#### [What is asked]
In the entries below, count every line containing "matplotlib". Return the number and nothing else.

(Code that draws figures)
■ ■ ■
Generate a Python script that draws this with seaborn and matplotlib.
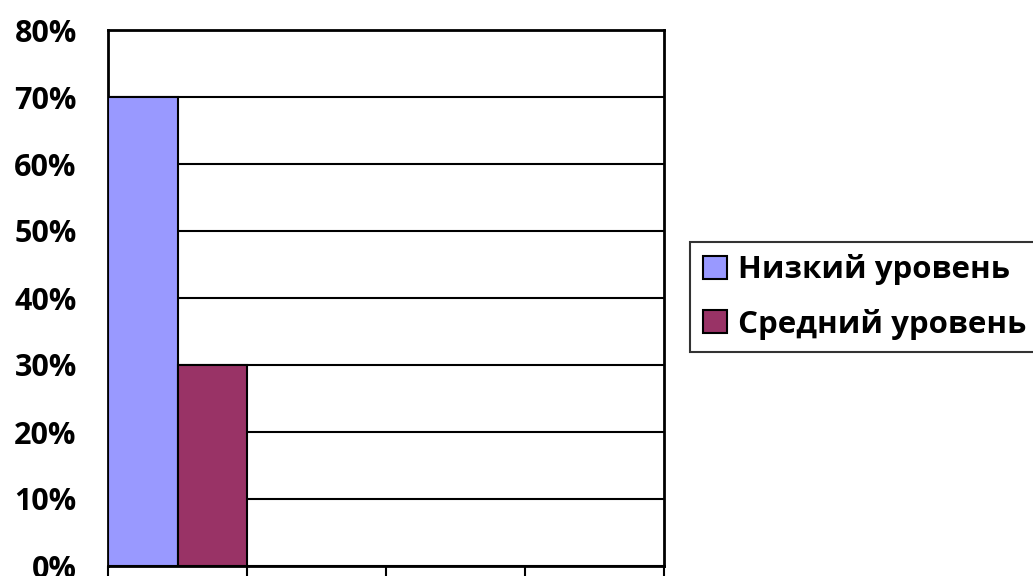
import pandas as pd
import seaborn as sns
import matplotlib.pyplot as plt

# data
categories = ["1", "2", "3", "4"]
levels = ["Низкий уровень", "Средний уровень"]
shares = [0.70, 0.30]
colors = ["#9999FF", "#993366"]

df = pd.DataFrame({
    "cat": [categories[0]] * len(levels),
    "level": levels,
    "share": shares,
})

sns.set_style("white")
plt.rcParams['font.family'] = ['Open Sans', 'DejaVu Sans']
plt.rcParams['font.weight'] = 'bold'
plt.rcParams['text.color'] = 'black'
plt.rcParams['ytick.labelcolor'] = 'black'

fig = plt.figure(figsize=(10.33, 5.76), dpi=100)
ax = fig.add_axes([108 / 1033, 10 / 576, 556 / 1033, 536 / 576])

sns.barplot(data=df, x="cat", y="share", hue="level", order=categories,
            hue_order=levels, palette=colors, saturation=1, width=1.0, gap=0,
            edgecolor="black", linewidth=1.5, legend=True, ax=ax, zorder=3)

ax.set_xlim(-0.5, len(categories) - 0.5)
ax.set_ylim(0, 0.8)
ax.set_yticks([i / 10 for i in range(9)])
ax.set_yticklabels([f"{i * 10}%" for i in range(9)], fontsize=22, fontweight='bold',
                   color='black')
ax.set_xticks([i - 0.5 for i in range(len(categories) + 1)])
ax.set_xticklabels([])
ax.set_xlabel("")
ax.set_ylabel("")
ax.tick_params(axis='both', direction='out', length=8.5, width=1.5, color='black')
ax.tick_params(axis='y', pad=14)
ax.tick_params(axis='x', bottom=True)
ax.yaxis.grid(True, color='black', linewidth=1.5, zorder=0)
ax.set_axisbelow(True)
for s in ax.spines.values():
    s.set_color('black')
    s.set_linewidth(2)

ax.legend_.remove()
leg = fig.legend(*ax.get_legend_handles_labels(), loc='center left',
                 bbox_to_anchor=(690 / 1033, 1 - 297 / 576),
                 prop={'size': 22.5, 'weight': 'bold'}, frameon=True, fancybox=False,
                 handlelength=0.78, handleheight=0.75, handletextpad=0.36,
                 borderpad=0.4, labelspacing=0.75, borderaxespad=0)
leg.get_frame().set_edgecolor('black')
leg.get_frame().set_linewidth(1.5)

fig.savefig("out.png", dpi=100)
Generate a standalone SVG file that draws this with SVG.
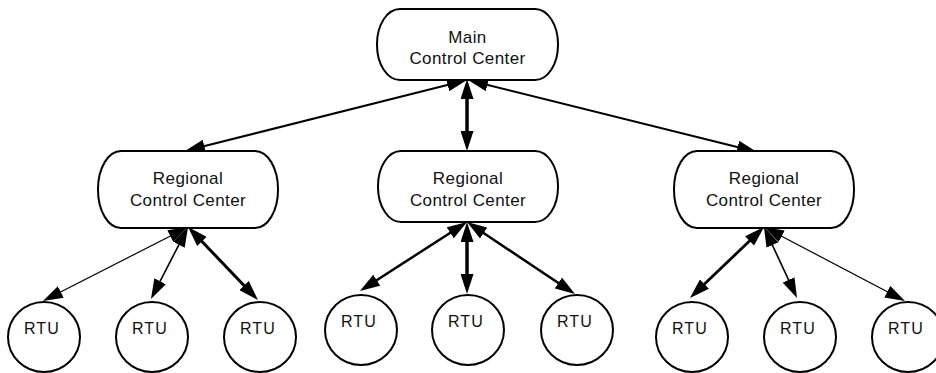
■ ■ ■
#### [The solution]
2